INSTRUCTIONS FOR THE TASK: Everything from the opening line of the records below through the line with "plt.rcParams['mathtext.default'] = 'regular'" must be duplicated exactly, pictures left out.

DATA IN THIS EXERCISE:
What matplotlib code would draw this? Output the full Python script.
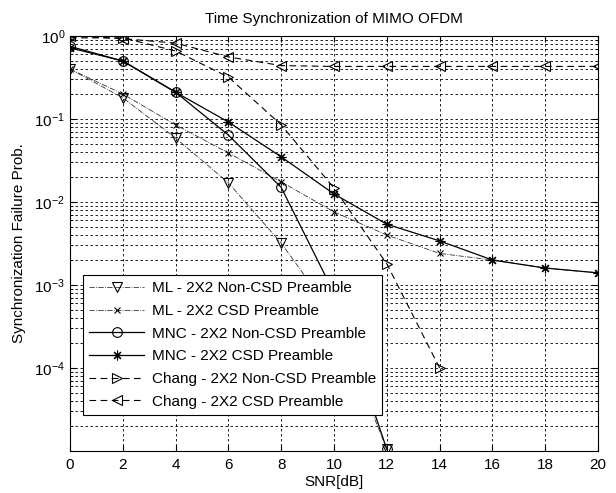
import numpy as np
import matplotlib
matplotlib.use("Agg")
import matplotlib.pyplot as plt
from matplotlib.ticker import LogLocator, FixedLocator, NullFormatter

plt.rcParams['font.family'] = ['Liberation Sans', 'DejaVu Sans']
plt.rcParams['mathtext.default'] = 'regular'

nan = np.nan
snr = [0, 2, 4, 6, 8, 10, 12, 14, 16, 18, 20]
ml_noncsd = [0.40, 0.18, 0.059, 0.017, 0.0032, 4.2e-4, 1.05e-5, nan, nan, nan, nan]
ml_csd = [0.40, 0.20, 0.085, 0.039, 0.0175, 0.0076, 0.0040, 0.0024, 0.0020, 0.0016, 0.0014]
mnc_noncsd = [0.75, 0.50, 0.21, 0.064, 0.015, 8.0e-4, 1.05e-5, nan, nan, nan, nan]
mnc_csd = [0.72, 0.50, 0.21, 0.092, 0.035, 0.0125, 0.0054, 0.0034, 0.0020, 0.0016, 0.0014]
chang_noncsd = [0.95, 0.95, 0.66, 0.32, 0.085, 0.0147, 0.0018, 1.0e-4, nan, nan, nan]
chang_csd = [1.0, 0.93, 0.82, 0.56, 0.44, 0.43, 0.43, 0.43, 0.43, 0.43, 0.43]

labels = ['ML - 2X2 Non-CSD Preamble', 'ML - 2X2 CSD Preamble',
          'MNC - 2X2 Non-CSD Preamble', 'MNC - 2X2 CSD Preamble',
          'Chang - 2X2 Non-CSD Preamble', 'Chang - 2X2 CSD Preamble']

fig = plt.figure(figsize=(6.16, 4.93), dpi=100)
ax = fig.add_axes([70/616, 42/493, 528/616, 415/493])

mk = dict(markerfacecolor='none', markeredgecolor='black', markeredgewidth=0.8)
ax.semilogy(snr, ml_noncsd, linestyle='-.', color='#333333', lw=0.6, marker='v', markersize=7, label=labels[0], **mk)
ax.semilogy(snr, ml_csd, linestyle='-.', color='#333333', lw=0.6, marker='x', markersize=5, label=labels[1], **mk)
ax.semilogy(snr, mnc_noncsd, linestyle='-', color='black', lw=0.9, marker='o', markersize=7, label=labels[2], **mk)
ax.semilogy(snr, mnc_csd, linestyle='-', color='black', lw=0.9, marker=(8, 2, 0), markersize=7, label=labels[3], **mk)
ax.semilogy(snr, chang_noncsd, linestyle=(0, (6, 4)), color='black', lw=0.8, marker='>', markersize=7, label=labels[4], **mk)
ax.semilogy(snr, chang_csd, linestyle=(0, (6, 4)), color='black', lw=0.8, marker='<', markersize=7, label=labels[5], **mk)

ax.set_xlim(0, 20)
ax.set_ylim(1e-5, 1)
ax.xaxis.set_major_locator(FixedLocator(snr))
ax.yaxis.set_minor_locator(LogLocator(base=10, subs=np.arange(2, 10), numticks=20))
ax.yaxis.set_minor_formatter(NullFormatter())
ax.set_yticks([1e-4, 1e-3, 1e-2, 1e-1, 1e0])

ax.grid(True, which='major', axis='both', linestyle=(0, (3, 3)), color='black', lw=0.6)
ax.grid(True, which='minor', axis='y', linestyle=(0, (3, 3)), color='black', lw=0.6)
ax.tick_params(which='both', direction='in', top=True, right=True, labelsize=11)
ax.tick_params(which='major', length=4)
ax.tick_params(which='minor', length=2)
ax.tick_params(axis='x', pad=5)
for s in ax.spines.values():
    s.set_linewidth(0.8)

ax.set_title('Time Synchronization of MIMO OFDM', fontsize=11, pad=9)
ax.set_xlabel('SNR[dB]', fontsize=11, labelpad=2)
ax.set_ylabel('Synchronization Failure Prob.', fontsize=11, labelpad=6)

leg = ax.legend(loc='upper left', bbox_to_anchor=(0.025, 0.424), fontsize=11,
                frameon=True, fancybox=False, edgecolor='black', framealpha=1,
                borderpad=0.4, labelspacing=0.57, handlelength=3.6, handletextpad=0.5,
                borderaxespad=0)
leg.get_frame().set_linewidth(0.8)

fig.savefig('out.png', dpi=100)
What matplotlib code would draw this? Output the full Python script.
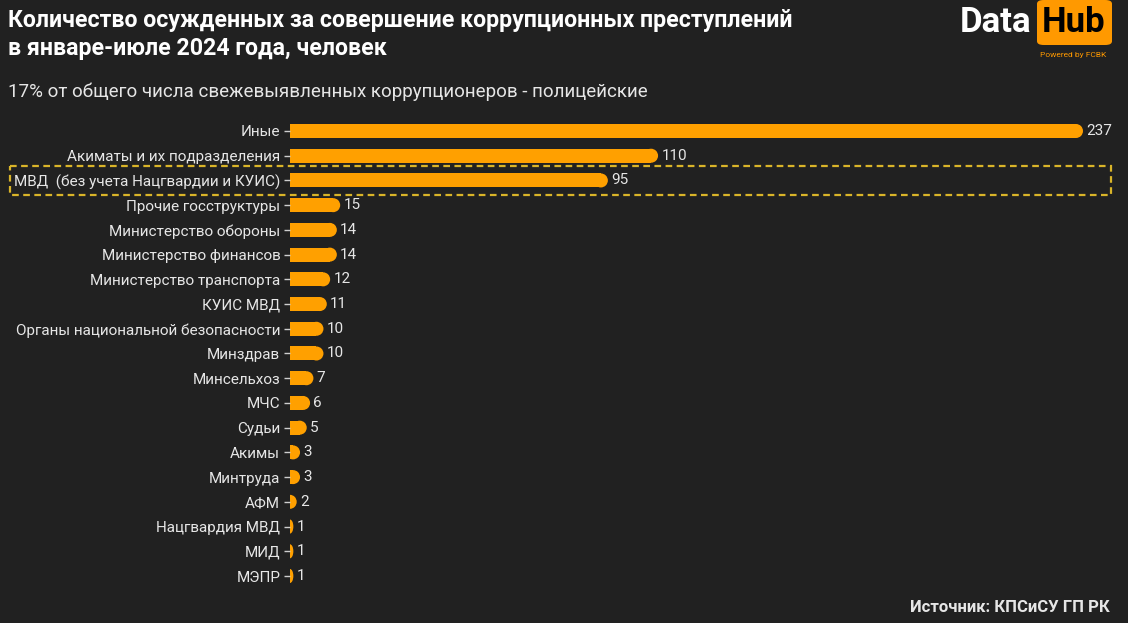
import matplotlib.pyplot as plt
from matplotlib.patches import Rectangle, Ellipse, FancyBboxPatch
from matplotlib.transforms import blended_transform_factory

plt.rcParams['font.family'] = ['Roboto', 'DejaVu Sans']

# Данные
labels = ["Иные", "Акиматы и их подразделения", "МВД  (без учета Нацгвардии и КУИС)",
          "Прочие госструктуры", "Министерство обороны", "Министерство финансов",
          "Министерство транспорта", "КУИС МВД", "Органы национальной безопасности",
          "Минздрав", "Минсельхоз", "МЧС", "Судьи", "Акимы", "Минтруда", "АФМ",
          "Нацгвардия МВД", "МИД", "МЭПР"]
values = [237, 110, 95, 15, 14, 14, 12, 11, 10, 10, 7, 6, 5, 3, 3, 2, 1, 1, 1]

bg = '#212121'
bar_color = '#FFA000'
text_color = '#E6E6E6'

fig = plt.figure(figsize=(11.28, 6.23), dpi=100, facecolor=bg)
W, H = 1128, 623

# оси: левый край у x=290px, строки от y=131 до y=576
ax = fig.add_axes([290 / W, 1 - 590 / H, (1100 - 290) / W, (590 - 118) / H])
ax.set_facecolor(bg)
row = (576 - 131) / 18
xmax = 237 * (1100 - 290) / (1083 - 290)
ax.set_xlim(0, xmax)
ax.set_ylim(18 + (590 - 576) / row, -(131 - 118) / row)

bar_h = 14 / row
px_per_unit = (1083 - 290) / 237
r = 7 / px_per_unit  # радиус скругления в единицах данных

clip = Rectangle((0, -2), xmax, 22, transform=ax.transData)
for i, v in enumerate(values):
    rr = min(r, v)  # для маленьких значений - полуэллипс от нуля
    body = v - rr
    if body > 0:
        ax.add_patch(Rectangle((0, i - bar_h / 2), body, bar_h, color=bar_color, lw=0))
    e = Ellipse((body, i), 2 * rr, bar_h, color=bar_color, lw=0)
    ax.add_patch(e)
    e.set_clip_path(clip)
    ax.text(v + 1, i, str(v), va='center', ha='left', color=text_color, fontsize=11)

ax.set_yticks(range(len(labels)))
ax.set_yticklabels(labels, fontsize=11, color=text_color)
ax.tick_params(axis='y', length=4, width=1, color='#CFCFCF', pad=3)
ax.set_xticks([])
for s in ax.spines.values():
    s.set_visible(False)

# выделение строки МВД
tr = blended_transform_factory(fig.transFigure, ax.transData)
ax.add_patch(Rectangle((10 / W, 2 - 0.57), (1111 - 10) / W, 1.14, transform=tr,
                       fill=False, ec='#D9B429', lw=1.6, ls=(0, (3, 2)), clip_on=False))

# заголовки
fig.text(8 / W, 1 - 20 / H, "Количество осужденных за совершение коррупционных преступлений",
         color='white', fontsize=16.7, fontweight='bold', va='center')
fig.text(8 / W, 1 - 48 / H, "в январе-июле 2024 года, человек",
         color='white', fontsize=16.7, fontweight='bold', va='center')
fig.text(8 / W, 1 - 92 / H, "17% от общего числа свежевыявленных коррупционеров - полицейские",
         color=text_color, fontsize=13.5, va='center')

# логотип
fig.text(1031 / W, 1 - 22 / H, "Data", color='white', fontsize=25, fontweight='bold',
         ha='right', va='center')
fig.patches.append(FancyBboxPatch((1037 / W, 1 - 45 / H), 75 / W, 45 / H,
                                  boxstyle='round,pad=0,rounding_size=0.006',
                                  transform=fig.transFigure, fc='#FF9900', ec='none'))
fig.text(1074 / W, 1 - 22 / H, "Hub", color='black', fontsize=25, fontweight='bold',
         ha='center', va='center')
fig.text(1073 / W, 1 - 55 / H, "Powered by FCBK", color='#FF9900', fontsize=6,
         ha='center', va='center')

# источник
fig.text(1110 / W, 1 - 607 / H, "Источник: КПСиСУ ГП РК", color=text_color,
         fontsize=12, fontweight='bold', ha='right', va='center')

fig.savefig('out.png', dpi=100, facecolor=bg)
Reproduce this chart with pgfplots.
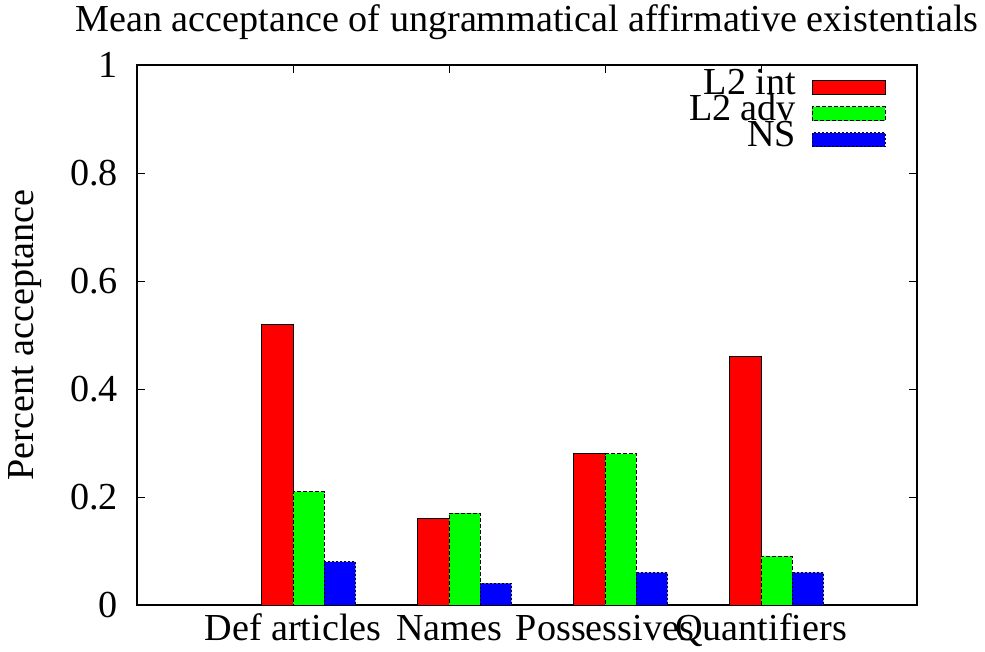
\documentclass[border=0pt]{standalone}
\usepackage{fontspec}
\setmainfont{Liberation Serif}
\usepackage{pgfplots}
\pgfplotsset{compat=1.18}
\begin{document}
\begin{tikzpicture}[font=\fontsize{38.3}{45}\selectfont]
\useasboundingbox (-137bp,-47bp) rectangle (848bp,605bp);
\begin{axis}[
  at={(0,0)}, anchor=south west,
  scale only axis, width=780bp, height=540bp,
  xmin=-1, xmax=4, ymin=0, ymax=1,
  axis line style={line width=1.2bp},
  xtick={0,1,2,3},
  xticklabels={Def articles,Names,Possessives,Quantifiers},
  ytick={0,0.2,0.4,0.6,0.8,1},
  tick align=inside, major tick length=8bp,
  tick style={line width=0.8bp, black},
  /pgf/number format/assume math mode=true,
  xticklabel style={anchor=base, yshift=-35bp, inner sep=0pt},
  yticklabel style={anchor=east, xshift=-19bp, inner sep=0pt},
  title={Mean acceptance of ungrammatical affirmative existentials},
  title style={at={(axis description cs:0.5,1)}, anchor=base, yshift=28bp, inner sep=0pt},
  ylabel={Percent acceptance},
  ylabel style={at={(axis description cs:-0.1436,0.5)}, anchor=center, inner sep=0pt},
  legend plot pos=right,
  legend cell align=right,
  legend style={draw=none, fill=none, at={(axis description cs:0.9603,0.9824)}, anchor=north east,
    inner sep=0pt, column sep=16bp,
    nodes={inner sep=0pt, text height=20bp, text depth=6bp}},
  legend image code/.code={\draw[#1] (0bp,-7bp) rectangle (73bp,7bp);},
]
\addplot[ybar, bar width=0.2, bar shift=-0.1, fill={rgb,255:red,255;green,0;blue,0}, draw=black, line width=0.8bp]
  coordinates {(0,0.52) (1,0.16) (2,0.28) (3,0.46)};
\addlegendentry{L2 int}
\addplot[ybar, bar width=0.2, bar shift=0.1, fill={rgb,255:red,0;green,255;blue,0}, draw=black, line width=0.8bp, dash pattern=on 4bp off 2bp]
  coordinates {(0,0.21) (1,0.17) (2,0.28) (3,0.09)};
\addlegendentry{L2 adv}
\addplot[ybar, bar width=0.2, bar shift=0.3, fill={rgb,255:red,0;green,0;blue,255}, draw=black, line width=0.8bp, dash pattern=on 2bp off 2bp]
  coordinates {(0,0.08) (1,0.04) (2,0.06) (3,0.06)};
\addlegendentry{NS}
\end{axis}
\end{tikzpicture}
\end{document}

ANSWER TO THE TASK:
What matplotlib code would draw this? Output the full Python script.
import numpy as np
import matplotlib
matplotlib.use("Agg")
import matplotlib.pyplot as plt
from matplotlib.ticker import LogLocator, FixedLocator, NullFormatter

plt.rcParams['font.family'] = ['Liberation Sans', 'DejaVu Sans']
plt.rcParams['mathtext.default'] = 'regular'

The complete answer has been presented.